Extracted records
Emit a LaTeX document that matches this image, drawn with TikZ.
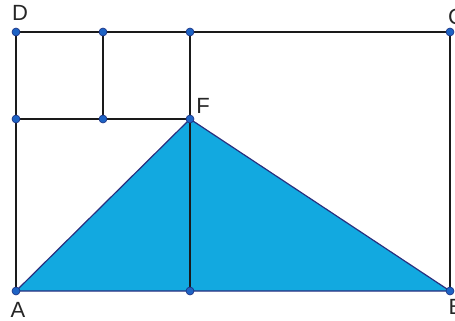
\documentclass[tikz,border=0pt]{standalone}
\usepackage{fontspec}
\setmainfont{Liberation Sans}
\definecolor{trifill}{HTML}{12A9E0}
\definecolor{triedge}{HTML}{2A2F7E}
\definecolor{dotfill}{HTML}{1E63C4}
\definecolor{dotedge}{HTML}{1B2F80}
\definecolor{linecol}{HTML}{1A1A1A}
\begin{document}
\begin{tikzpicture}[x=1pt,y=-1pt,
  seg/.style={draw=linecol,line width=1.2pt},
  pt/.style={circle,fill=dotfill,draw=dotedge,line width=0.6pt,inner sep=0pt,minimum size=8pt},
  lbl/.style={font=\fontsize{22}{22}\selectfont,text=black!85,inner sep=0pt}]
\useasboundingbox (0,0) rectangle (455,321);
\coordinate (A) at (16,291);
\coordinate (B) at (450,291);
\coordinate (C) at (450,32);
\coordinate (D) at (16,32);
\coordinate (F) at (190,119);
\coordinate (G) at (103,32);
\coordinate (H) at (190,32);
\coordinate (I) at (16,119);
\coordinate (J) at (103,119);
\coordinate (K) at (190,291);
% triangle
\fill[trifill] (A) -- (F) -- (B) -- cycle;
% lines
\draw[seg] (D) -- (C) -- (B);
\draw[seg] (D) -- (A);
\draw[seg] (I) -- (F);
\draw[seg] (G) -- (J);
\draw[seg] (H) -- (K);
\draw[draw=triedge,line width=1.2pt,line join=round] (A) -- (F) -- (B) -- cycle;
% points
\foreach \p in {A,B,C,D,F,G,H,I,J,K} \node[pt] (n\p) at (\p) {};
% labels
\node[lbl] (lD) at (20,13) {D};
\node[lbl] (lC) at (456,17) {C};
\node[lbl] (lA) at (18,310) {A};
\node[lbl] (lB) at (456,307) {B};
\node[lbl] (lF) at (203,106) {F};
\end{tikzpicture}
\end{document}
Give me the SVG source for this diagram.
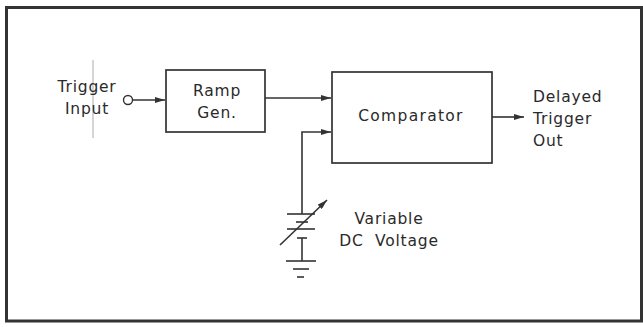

Written request: Output the data exactly. Pictures don't belong in the result.

Right answer:
Emit a LaTeX document that matches this image, drawn with TikZ.
\documentclass[tikz,border=0pt]{standalone}
\usepackage{fontspec}
\setmainfont{Liberation Sans}
\definecolor{trifill}{HTML}{12A9E0}
\definecolor{triedge}{HTML}{2A2F7E}
\definecolor{dotfill}{HTML}{1E63C4}
\definecolor{dotedge}{HTML}{1B2F80}
\definecolor{linecol}{HTML}{1A1A1A}
\begin{document}
\begin{tikzpicture}[x=1pt,y=-1pt,
  seg/.style={draw=linecol,line width=1.2pt},
  pt/.style={circle,fill=dotfill,draw=dotedge,line width=0.6pt,inner sep=0pt,minimum size=8pt},
  lbl/.style={font=\fontsize{22}{22}\selectfont,text=black!85,inner sep=0pt}]
\useasboundingbox (0,0) rectangle (455,321);
\coordinate (A) at (16,291);
\coordinate (B) at (450,291);
\coordinate (C) at (450,32);
\coordinate (D) at (16,32);
\coordinate (F) at (190,119);
\coordinate (G) at (103,32);
\coordinate (H) at (190,32);
\coordinate (I) at (16,119);
\coordinate (J) at (103,119);
\coordinate (K) at (190,291);
% triangle
\fill[trifill] (A) -- (F) -- (B) -- cycle;
% lines
\draw[seg] (D) -- (C) -- (B);
\draw[seg] (D) -- (A);
\draw[seg] (I) -- (F);
\draw[seg] (G) -- (J);
\draw[seg] (H) -- (K);
\draw[draw=triedge,line width=1.2pt,line join=round] (A) -- (F) -- (B) -- cycle;
% points
\foreach \p in {A,B,C,D,F,G,H,I,J,K} \node[pt] (n\p) at (\p) {};
% labels
\node[lbl] (lD) at (20,13) {D};
\node[lbl] (lC) at (456,17) {C};
\node[lbl] (lA) at (18,310) {A};
\node[lbl] (lB) at (456,307) {B};
\node[lbl] (lF) at (203,106) {F};
\end{tikzpicture}
\end{document}
Give me the SVG source for this diagram.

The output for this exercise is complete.